Other characteristics not described by the four Cs can and do influence the value or appearance of a gem diamond. These characteristics include physical characteristics such as the presence of fluorescence, as well as data on a diamond's history including its source and which gemological institute performed evaluation services on the diamond. Cleanliness also dramatically affects a diamond's beauty
The cut of a diamond describes the manner in which a diamond has been shaped and polished from its beginning form as a rough stone to its final gem proportions. The cut of a diamond describes both the shape a diamond is formed into, as well as the quality of workmanship. Diamond cutting is the art and science of creating a gem-quality diamond out of mined rough.
A chemically pure and structurally perfect diamond is perfectly transparent with no hue, or color. However, in reality almost no gem-sized natural diamonds are absolutely perfect. The color of a diamond may be affected by chemical impurities and/or structural defects in the crystal lattice. Depending on the hue and intensity of a diamond's coloration, a diamond's color can either detract from or enhance its value. For example, most white diamonds are discounted in price as more yellow hue is detectable, while intense pink or blue diamonds (such as the Hope Diamond) can be dramatically more valuable.

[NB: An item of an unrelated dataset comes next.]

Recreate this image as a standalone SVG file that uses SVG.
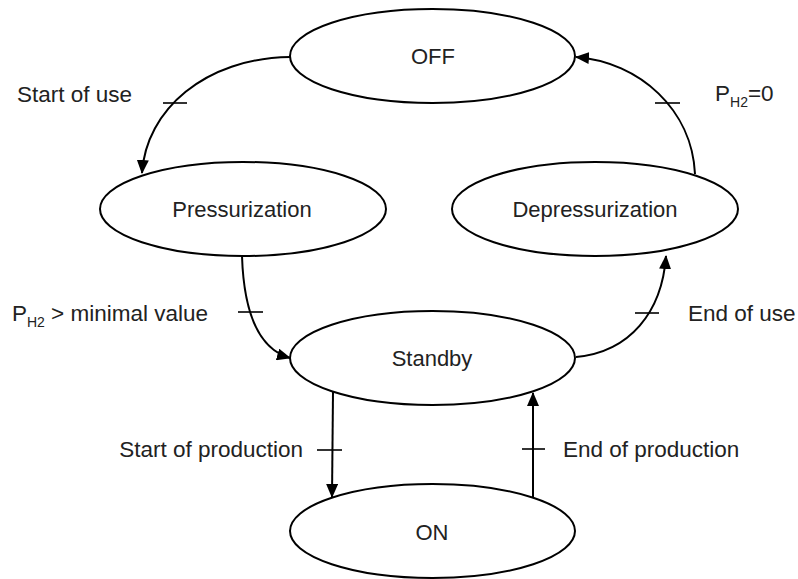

Clarity is a measure of internal defects of a diamond called inclusions. Inclusions may be crystals of a foreign material or another diamond crystal, or structural imperfections such as tiny cracks that can appear whitish or cloudy. The number, size, color, relative location, orientation, and visibility of inclusions can all affect the relative clarity of a diamond. The Gemological Institute of America (GIA) and others have developed systems to grade clarity, which are generally based on those inclusions which are visible to a trained professional when a diamond is viewed from above under 10x magnification
The carat weight measures the mass of a diamond. One carat is defined as exactly 200 milligrams (about 0.007 ounce). The point unit — equal to one one-hundredth of a carat (0.01 carat, or 2 mg) — is commonly used for diamonds of less than one carat. All else being equal, the value of a diamond increases exponentially in relation to carat weight, since larger diamonds are both rarer and more desirable for use as gemstones.